Jan: Die AfD setzt verstärkt auf das Thema Klima als Angstmacher. Sie will sich als Beschützerin der sog. kleinen Leute darstellen, als Verteidigerin des angeblichen Grundrechts auf Autofahren und Fleischkonsum. Diese Rhetorik kann tatsächlich verfangen. Deswegen müssen wir immer wieder betonen, dass es eine ökologische und soziale Transformation sein muss, dass diese zwei Aspekte untrennbar zusammengehören. Gerade wegen der rechten Hetze müssen wir über Umverteilung sprechen und die Eigentumsfrage stellen.
Irma: Es gibt kein Grundrecht auf Autofahren. Das Auto nutzen ganz überwiegend weiße Männer mittleren Alters, und die fahren darin meistens allein. Frauen haben ganz andere Bewegungsmuster, für sie ist die heutige MobilitätsInfrastruktur überhaupt nicht gut.
Inti: Als Gesundheitswissenschaftlerin möchte ich darauf hinweisen, dass die finanziellen Kosten nur ein Aspekt der notwendigen Transformation sind. In vielen Fällen würde das, was als Verzicht dargestellt wird, uns die Möglichkeit geben, die Gesundheit der Bevölkerung zu verbessern – z.B. durch weniger Fleischkonsum, aktivere Mobilität, bessere Luftqualität. Wir sollten solche positiven Aspekte herausstellen, an konkreten Beispielen zeigen, dass die notwendigen Veränderungen für die Bevölkerungsmehrheit von Vorteil sein können.

Brauchen wir umfassendere Konzepte für eine bessere Gesellschaft, um die notwendigen Veränderungen zu erreichen?

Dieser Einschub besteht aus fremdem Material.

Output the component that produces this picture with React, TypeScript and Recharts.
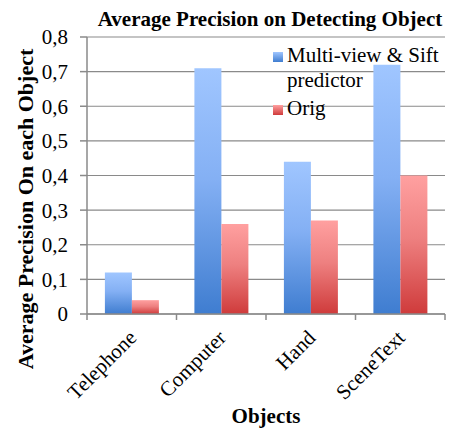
import React from "react";
import { BarChart, Bar, XAxis, YAxis, CartesianGrid, Legend } from "recharts";

const categories = ["Telephone", "Computer", "Hand", "SceneText"];
const multiView = [0.12, 0.71, 0.44, 0.72];
const orig = [0.04, 0.26, 0.27, 0.4];
const yTicks = [0, 0.1, 0.2, 0.3, 0.4, 0.5, 0.6, 0.7, 0.8];

const seriesNames = ["Multi-view & Sift predictor", "Orig"];
const seriesKeys = ["multi", "orig"];
const seriesGrad = [
  ["#a0c6ff", "#84b0f4", "#3f7dd0"],
  ["#ffa0a0", "#ee8080", "#cf3b3b"],
];

const data = categories.map((c, i) => ({ name: c, multi: multiView[i], orig: orig[i] }));

const FONT = "Liberation Serif";
const AXIS = "#8a8a8a";

const fmt = (v: number) => (v === 0 ? "0" : v.toFixed(1).replace(".", ","));

const wrap = (s: string, maxChars: number) => {
  const words = s.split(" ");
  const lines: string[] = [];
  let cur = "";
  words.forEach((w) => {
    const next = cur ? cur + " " + w : w;
    if (next.length > maxChars && cur) {
      lines.push(cur);
      cur = w;
    } else cur = next;
  });
  if (cur) lines.push(cur);
  return lines;
};

const XTick = (props: any) => {
  const { x, y, payload, index } = props;
  const half = payload && payload.offset ? payload.offset : 44.75;
  const ax = x + 6;
  const ay = y + 25;
  return (
    <g>
      <line x1={x - half} y1={y} x2={x - half} y2={y + 6} stroke={AXIS} strokeWidth={1.5} />
      {index === categories.length - 1 && (
        <line x1={x + half} y1={y} x2={x + half} y2={y + 6} stroke={AXIS} strokeWidth={1.5} />
      )}
      <text
        x={ax}
        y={ay}
        textAnchor="end"
        transform={`rotate(-45 ${ax} ${ay})`}
        fontFamily={FONT}
        fontSize={21}
        fill="#000"
      >
        {payload.value}
      </text>
    </g>
  );
};

const LegendContent = () => {
  let row = 0;
  const items = seriesNames.map((n, i) => {
    const lines = wrap(n, 17);
    const base = 18 + row * 25 + i * 3;
    row += lines.length;
    return (
      <g key={n}>
        <rect x={0} y={base - 10} width={10} height={10} fill={`url(#lg-${seriesKeys[i]})`} />
        <text x={14} y={base} fontFamily={FONT} fontSize={21} fill="#000">
          {lines.map((l, j) => (
            <tspan key={j} x={14} y={base + j * 25}>
              {l}
            </tspan>
          ))}
        </text>
      </g>
    );
  });
  return (
    <svg width={175} height={80} style={{ display: "block", overflow: "visible" }}>
      <defs>
        {seriesKeys.map((k, i) => (
          <linearGradient key={k} id={`lg-${k}`} x1="0" y1="0" x2="0" y2="1">
            <stop offset="0%" stopColor={seriesGrad[i][0]} />
            <stop offset="100%" stopColor={seriesGrad[i][2]} />
          </linearGradient>
        ))}
      </defs>
      {items}
    </svg>
  );
};

export default function App() {
  return (
    <div style={{ position: "absolute", left: 0, top: 0, width: 451, height: 430, background: "#fff" }}>
      <BarChart
        width={451}
        height={430}
        data={data}
        margin={{ top: 37, right: 6, bottom: 0, left: 0 }}
        barCategoryGap="20%"
        barGap={0}
      >
        <defs>
          {seriesKeys.map((k, i) => (
            <linearGradient key={k} id={`grad-${k}`} x1="0" y1="0" x2="0" y2="1">
              <stop offset="0%" stopColor={seriesGrad[i][0]} />
              <stop offset="45%" stopColor={seriesGrad[i][1]} />
              <stop offset="100%" stopColor={seriesGrad[i][2]} />
            </linearGradient>
          ))}
        </defs>
        <text
          x={270}
          y={26}
          textAnchor="middle"
          fontFamily={FONT}
          fontSize={21}
          fontWeight="bold"
          fill="#000"
        >
          Average Precision on Detecting Object
        </text>
        <CartesianGrid vertical={false} stroke={AXIS} strokeWidth={1.2} />
        <XAxis
          dataKey="name"
          height={116}
          axisLine={{ stroke: AXIS, strokeWidth: 1.5 }}
          tickLine={false}
          tickSize={0}
          tickMargin={0}
          interval={0}
          tick={<XTick />}
          label={{
            content: () => (
              <text
                x={266}
                y={423}
                textAnchor="middle"
                fontFamily={FONT}
                fontSize={21}
                fontWeight="bold"
                fill="#000"
              >
                Objects
              </text>
            ),
          }}
        />
        <YAxis
          width={87}
          domain={[0, 0.8]}
          ticks={yTicks}
          tickFormatter={fmt}
          axisLine={{ stroke: AXIS, strokeWidth: 1.5 }}
          tickLine={{ stroke: AXIS, strokeWidth: 1.5 }}
          tickSize={7}
          tickMargin={12}
          tick={{ fontSize: 21, fill: "#000", fontFamily: FONT }}
          label={{
            content: () => (
              <text
                x={33}
                y={209}
                textAnchor="middle"
                transform="rotate(-90 33 209)"
                fontFamily={FONT}
                fontSize={22}
                fontWeight="bold"
                fill="#000"
              >
                Average Precision On each Object
              </text>
            ),
          }}
        />
        <Legend
          layout="horizontal"
          verticalAlign="middle"
          align="center"
          content={<LegendContent />}
          wrapperStyle={{ position: "absolute", left: 273, top: 44, width: 175 }}
        />
        {seriesKeys.map((k, i) => (
          <Bar
            key={k}
            dataKey={k}
            name={seriesNames[i]}
            fill={`url(#grad-${k})`}
            isAnimationActive={false}
          />
        ))}
      </BarChart>
    </div>
  );
}
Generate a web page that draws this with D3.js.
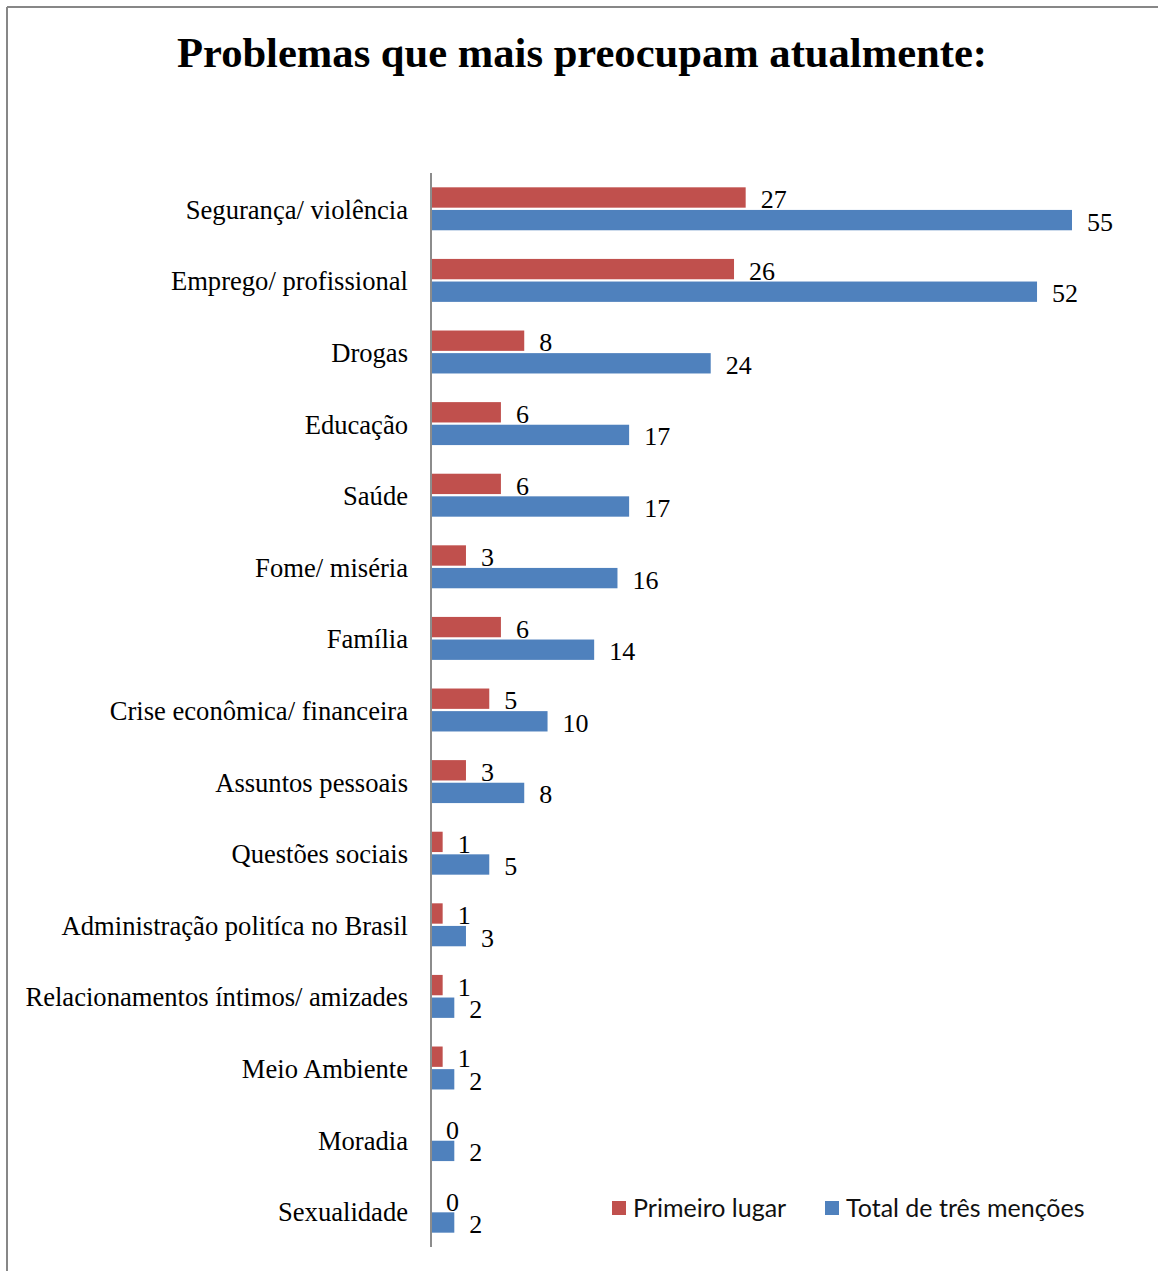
<!DOCTYPE html>
<html>
<head>
<meta charset="utf-8">
<script src="https://cdn.jsdelivr.net/npm/d3@7"></script>
<style>
  body { margin: 0; background: #fff; }
</style>
</head>
<body>
<svg id="chart"></svg>
<script>
var categories = ["Segurança/ violência", "Emprego/ profissional", "Drogas", "Educação", "Saúde",
    "Fome/ miséria", "Família", "Crise econômica/ financeira", "Assuntos pessoais", "Questões sociais",
    "Administração politíca no Brasil", "Relacionamentos íntimos/ amizades", "Meio Ambiente", "Moradia", "Sexualidade"];
var primeiroLugar = [27, 26, 8, 6, 6, 3, 6, 5, 3, 1, 1, 1, 1, 0, 0];
var totalTresMencoes = [55, 52, 24, 17, 17, 16, 14, 10, 8, 5, 3, 2, 2, 2, 2];
var seriesNames = ["Primeiro lugar", "Total de três menções"];
var colors = ["#C0504D", "#4F81BD"];

var W = 1158, H = 1271;
var svg = d3.select("#chart").attr("width", W).attr("height", H);

// frame (only left and top edges visible)
svg.append("line").attr("x1", 7).attr("y1", 7).attr("x2", W).attr("y2", 7)
    .attr("stroke", "#878787").attr("stroke-width", 2);
svg.append("line").attr("x1", 7).attr("y1", 7).attr("x2", 7).attr("y2", H)
    .attr("stroke", "#878787").attr("stroke-width", 2);

// title
svg.append("text")
    .attr("x", 582).attr("y", 67)
    .attr("text-anchor", "middle")
    .style("font-family", "'Liberation Serif', 'Times New Roman', serif")
    .style("font-weight", "bold")
    .style("font-size", "42.6px")
    .text("Problemas que mais preocupam atualmente:");

var m = { left: 431, top: 173, right: 86, bottom: 24 };
var plotH = H - m.top - m.bottom;

var y = d3.scaleBand().domain(categories).range([m.top, m.top + plotH]).paddingInner(0.4).paddingOuter(0.2);
var x = d3.scaleLinear().domain([0, 55]).range([m.left, 1072]);
var sub = d3.scaleBand().domain(seriesNames).range([0, y.bandwidth()]).paddingInner(0.1);

var rows = categories.map(function (c, i) {
    return { cat: c, vals: [primeiroLugar[i], totalTresMencoes[i]] };
});

var groups = svg.append("g").selectAll("g.grp")
    .data(rows).enter().append("g")
    .attr("class", "grp")
    .attr("transform", function (d) { return "translate(0," + y(d.cat) + ")"; });

groups.selectAll("rect")
    .data(function (d) { return d.vals.map(function (v, j) { return { v: v, s: seriesNames[j], j: j }; }); })
    .enter().append("rect")
    .attr("x", x(0))
    .attr("y", function (d) { return sub(d.s); })
    .attr("width", function (d) { return x(d.v) - x(0); })
    .attr("height", sub.bandwidth())
    .attr("fill", function (d) { return colors[d.j]; });

groups.selectAll("text.val")
    .data(function (d) { return d.vals.map(function (v, j) { return { v: v, s: seriesNames[j] }; }); })
    .enter().append("text")
    .attr("class", "val")
    .attr("x", function (d) { return x(d.v) + 15; })
    .attr("y", function (d) { return sub(d.s) + sub.bandwidth() / 2 + 1.5; })
    .attr("dy", "0.35em")
    .style("font-family", "'Liberation Serif', 'Times New Roman', serif")
    .style("font-size", "26px")
    .text(function (d) { return d.v; });

// category axis
var yAxis = d3.axisLeft(y).tickSize(0).tickPadding(23);
var gY = svg.append("g")
    .attr("transform", "translate(" + m.left + ",1.5)")
    .call(yAxis);
gY.select(".domain").attr("stroke", "#8c8c8c").attr("stroke-width", 2)
    .attr("d", "M0," + (m.top - 1.5) + "V" + (m.top + plotH - 1.5));
gY.selectAll("text")
    .style("font-family", "'Liberation Serif', 'Times New Roman', serif")
    .style("font-size", "26.6px")
    .attr("fill", "#000");

// legend
var legend = svg.append("g");
var legX = [612, 825];
seriesNames.forEach(function (s, i) {
    legend.append("rect").attr("x", legX[i]).attr("y", 1201).attr("width", 14).attr("height", 14)
        .attr("fill", colors[i]);
    legend.append("text").attr("x", legX[i] + 21).attr("y", 1208).attr("dy", "0.35em")
        .style("font-family", "Lato, 'Open Sans', sans-serif")
        .style("font-size", "25px")
        .attr("fill", "#111")
        .text(s);
});
</script>
</body>
</html>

Es gibt entsprechende Schlagworte: das lateinamerikanische Konzept buen vivir, De-Growth, Ökosozialismus. Sprecht ihr über solche gesellschaftlichen Gegenentwürfe?

Irma: Unsere Funktion ist die eines Alarmzeichens. Wir können die notwendigen strukturellen Veränderungen nicht vorwegnehmen.
Inti: De-Growth ist ein wichtiges Thema für uns, das Konzept wurde schließlich von Wissenschaftler:innen entwickelt. Daran führt schlicht kein Weg vorbei.. Ansonsten sehe ich es ähnlich wie Irma: Wir läuten die Alarmglocken, aber wir können nicht alles regeln, was sich über Jahrzehnte, über Jahrhunderte an Reformstau aufgebaut hat.
Jan: In meiner Gruppe gibt es keine einheitliche Vorstellung über die zukünftige Gesellschaft. Ich finde das auch besser, keine fertiges Modell im Kopf zu haben, das dann nur noch umgesetzt werden muss. Ich denke, dass Bausteine aller genannten Konzepte brauchbar sind, um über eine andere Gesellschaft ins Gespräch zu kommen.
Irma: Wir kämpfen für das Leben und für den Erhalt unserer Lebensgrundlagen. Das sind grundlegende Menschenrechte, die im Grundgesetz verankert sind. Wir wollen, dass sie eingehalten werden. Das ist eigentlich alles.